* _What is asked_
Repeat each line of the material below exactly as it appears, minus any pictures.
────────────────────
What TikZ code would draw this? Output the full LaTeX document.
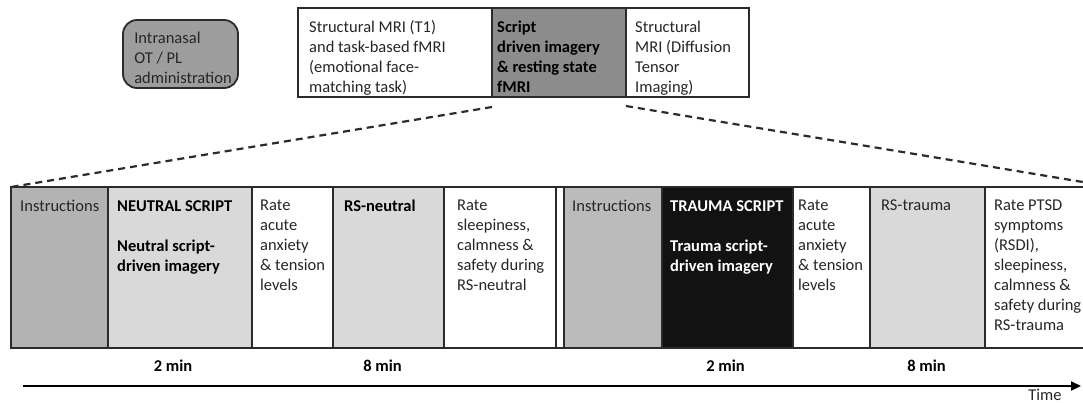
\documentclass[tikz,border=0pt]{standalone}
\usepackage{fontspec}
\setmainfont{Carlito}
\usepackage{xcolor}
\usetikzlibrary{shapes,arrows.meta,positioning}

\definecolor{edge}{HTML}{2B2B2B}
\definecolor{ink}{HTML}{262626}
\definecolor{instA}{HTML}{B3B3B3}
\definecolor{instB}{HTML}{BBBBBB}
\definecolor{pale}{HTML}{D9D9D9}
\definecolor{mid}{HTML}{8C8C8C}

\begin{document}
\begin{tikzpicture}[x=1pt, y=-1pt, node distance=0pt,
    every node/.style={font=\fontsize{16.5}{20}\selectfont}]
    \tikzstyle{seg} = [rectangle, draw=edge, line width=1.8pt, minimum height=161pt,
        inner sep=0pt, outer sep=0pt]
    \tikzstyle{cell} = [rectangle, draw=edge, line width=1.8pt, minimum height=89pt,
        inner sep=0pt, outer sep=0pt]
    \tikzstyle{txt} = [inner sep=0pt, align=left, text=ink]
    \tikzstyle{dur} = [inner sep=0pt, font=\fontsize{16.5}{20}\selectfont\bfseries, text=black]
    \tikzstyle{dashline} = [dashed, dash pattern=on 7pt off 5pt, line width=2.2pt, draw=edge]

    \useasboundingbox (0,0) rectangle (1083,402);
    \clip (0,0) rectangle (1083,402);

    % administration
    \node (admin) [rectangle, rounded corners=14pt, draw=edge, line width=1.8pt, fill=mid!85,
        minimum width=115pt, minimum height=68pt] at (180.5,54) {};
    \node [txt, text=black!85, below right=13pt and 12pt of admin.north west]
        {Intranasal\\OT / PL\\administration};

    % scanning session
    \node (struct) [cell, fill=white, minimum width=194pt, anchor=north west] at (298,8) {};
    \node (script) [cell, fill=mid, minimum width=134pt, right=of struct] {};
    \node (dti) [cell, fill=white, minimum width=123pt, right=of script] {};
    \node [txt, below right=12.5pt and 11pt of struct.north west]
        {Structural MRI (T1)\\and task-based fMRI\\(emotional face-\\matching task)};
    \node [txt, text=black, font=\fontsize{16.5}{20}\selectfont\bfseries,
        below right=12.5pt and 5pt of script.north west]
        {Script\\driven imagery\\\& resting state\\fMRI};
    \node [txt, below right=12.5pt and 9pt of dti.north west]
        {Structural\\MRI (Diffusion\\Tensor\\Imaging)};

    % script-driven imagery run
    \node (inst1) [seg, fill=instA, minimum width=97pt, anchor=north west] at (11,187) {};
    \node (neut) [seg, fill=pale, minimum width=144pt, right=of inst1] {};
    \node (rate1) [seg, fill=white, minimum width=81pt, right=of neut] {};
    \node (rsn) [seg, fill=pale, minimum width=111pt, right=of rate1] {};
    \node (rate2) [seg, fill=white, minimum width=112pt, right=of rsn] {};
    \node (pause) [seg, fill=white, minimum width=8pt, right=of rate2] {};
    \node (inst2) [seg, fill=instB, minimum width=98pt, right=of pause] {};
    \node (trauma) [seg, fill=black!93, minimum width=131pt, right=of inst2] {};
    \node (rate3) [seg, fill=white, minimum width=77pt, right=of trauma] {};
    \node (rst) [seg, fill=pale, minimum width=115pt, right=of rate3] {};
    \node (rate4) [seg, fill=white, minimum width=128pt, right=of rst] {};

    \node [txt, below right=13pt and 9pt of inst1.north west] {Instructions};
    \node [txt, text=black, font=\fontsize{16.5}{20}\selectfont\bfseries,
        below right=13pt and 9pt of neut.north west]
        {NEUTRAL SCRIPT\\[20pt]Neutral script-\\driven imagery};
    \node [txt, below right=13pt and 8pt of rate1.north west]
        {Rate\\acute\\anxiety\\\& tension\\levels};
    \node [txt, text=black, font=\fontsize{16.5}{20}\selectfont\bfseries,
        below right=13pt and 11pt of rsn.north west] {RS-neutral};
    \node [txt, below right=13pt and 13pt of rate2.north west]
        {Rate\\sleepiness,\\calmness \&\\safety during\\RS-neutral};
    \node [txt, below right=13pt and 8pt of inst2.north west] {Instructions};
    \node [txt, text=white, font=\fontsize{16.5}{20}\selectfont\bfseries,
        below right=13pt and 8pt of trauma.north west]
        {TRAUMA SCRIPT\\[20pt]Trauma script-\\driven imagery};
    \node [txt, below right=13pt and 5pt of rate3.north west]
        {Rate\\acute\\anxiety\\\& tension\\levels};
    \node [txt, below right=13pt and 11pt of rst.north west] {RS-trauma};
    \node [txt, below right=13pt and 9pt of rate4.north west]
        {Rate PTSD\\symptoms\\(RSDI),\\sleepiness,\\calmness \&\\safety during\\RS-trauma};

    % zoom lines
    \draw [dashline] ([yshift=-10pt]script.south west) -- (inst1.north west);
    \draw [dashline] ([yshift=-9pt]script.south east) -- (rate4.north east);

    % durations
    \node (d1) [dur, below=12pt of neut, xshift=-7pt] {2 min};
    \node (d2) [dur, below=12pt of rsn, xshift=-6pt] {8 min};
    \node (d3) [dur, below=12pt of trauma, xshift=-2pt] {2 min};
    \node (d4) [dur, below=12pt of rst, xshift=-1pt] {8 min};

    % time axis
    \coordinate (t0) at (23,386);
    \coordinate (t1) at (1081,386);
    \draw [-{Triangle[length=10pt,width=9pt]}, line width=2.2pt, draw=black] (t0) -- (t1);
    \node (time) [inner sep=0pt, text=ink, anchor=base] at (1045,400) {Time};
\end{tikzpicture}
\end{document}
────────────────────
* _Response for this exercise_
What TikZ code would draw this? Output the full LaTeX document.
\documentclass[tikz,border=0pt]{standalone}
\usepackage{fontspec}
\setmainfont{Carlito}
\usepackage{xcolor}
\usetikzlibrary{shapes,arrows.meta,positioning}

\definecolor{edge}{HTML}{2B2B2B}
\definecolor{ink}{HTML}{262626}
\definecolor{instA}{HTML}{B3B3B3}
\definecolor{instB}{HTML}{BBBBBB}
\definecolor{pale}{HTML}{D9D9D9}
\definecolor{mid}{HTML}{8C8C8C}

\begin{document}
\begin{tikzpicture}[x=1pt, y=-1pt, node distance=0pt,
    every node/.style={font=\fontsize{16.5}{20}\selectfont}]
    \tikzstyle{seg} = [rectangle, draw=edge, line width=1.8pt, minimum height=161pt,
        inner sep=0pt, outer sep=0pt]
    \tikzstyle{cell} = [rectangle, draw=edge, line width=1.8pt, minimum height=89pt,
        inner sep=0pt, outer sep=0pt]
    \tikzstyle{txt} = [inner sep=0pt, align=left, text=ink]
    \tikzstyle{dur} = [inner sep=0pt, font=\fontsize{16.5}{20}\selectfont\bfseries, text=black]
    \tikzstyle{dashline} = [dashed, dash pattern=on 7pt off 5pt, line width=2.2pt, draw=edge]

    \useasboundingbox (0,0) rectangle (1083,402);
    \clip (0,0) rectangle (1083,402);

    % administration
    \node (admin) [rectangle, rounded corners=14pt, draw=edge, line width=1.8pt, fill=mid!85,
        minimum width=115pt, minimum height=68pt] at (180.5,54) {};
    \node [txt, text=black!85, below right=13pt and 12pt of admin.north west]
        {Intranasal\\OT / PL\\administration};

    % scanning session
    \node (struct) [cell, fill=white, minimum width=194pt, anchor=north west] at (298,8) {};
    \node (script) [cell, fill=mid, minimum width=134pt, right=of struct] {};
    \node (dti) [cell, fill=white, minimum width=123pt, right=of script] {};
    \node [txt, below right=12.5pt and 11pt of struct.north west]
        {Structural MRI (T1)\\and task-based fMRI\\(emotional face-\\matching task)};
    \node [txt, text=black, font=\fontsize{16.5}{20}\selectfont\bfseries,
        below right=12.5pt and 5pt of script.north west]
        {Script\\driven imagery\\\& resting state\\fMRI};
    \node [txt, below right=12.5pt and 9pt of dti.north west]
        {Structural\\MRI (Diffusion\\Tensor\\Imaging)};

    % script-driven imagery run
    \node (inst1) [seg, fill=instA, minimum width=97pt, anchor=north west] at (11,187) {};
    \node (neut) [seg, fill=pale, minimum width=144pt, right=of inst1] {};
    \node (rate1) [seg, fill=white, minimum width=81pt, right=of neut] {};
    \node (rsn) [seg, fill=pale, minimum width=111pt, right=of rate1] {};
    \node (rate2) [seg, fill=white, minimum width=112pt, right=of rsn] {};
    \node (pause) [seg, fill=white, minimum width=8pt, right=of rate2] {};
    \node (inst2) [seg, fill=instB, minimum width=98pt, right=of pause] {};
    \node (trauma) [seg, fill=black!93, minimum width=131pt, right=of inst2] {};
    \node (rate3) [seg, fill=white, minimum width=77pt, right=of trauma] {};
    \node (rst) [seg, fill=pale, minimum width=115pt, right=of rate3] {};
    \node (rate4) [seg, fill=white, minimum width=128pt, right=of rst] {};

    \node [txt, below right=13pt and 9pt of inst1.north west] {Instructions};
    \node [txt, text=black, font=\fontsize{16.5}{20}\selectfont\bfseries,
        below right=13pt and 9pt of neut.north west]
        {NEUTRAL SCRIPT\\[20pt]Neutral script-\\driven imagery};
    \node [txt, below right=13pt and 8pt of rate1.north west]
        {Rate\\acute\\anxiety\\\& tension\\levels};
    \node [txt, text=black, font=\fontsize{16.5}{20}\selectfont\bfseries,
        below right=13pt and 11pt of rsn.north west] {RS-neutral};
    \node [txt, below right=13pt and 13pt of rate2.north west]
        {Rate\\sleepiness,\\calmness \&\\safety during\\RS-neutral};
    \node [txt, below right=13pt and 8pt of inst2.north west] {Instructions};
    \node [txt, text=white, font=\fontsize{16.5}{20}\selectfont\bfseries,
        below right=13pt and 8pt of trauma.north west]
        {TRAUMA SCRIPT\\[20pt]Trauma script-\\driven imagery};
    \node [txt, below right=13pt and 5pt of rate3.north west]
        {Rate\\acute\\anxiety\\\& tension\\levels};
    \node [txt, below right=13pt and 11pt of rst.north west] {RS-trauma};
    \node [txt, below right=13pt and 9pt of rate4.north west]
        {Rate PTSD\\symptoms\\(RSDI),\\sleepiness,\\calmness \&\\safety during\\RS-trauma};

    % zoom lines
    \draw [dashline] ([yshift=-10pt]script.south west) -- (inst1.north west);
    \draw [dashline] ([yshift=-9pt]script.south east) -- (rate4.north east);

    % durations
    \node (d1) [dur, below=12pt of neut, xshift=-7pt] {2 min};
    \node (d2) [dur, below=12pt of rsn, xshift=-6pt] {8 min};
    \node (d3) [dur, below=12pt of trauma, xshift=-2pt] {2 min};
    \node (d4) [dur, below=12pt of rst, xshift=-1pt] {8 min};

    % time axis
    \coordinate (t0) at (23,386);
    \coordinate (t1) at (1081,386);
    \draw [-{Triangle[length=10pt,width=9pt]}, line width=2.2pt, draw=black] (t0) -- (t1);
    \node (time) [inner sep=0pt, text=ink, anchor=base] at (1045,400) {Time};
\end{tikzpicture}
\end{document}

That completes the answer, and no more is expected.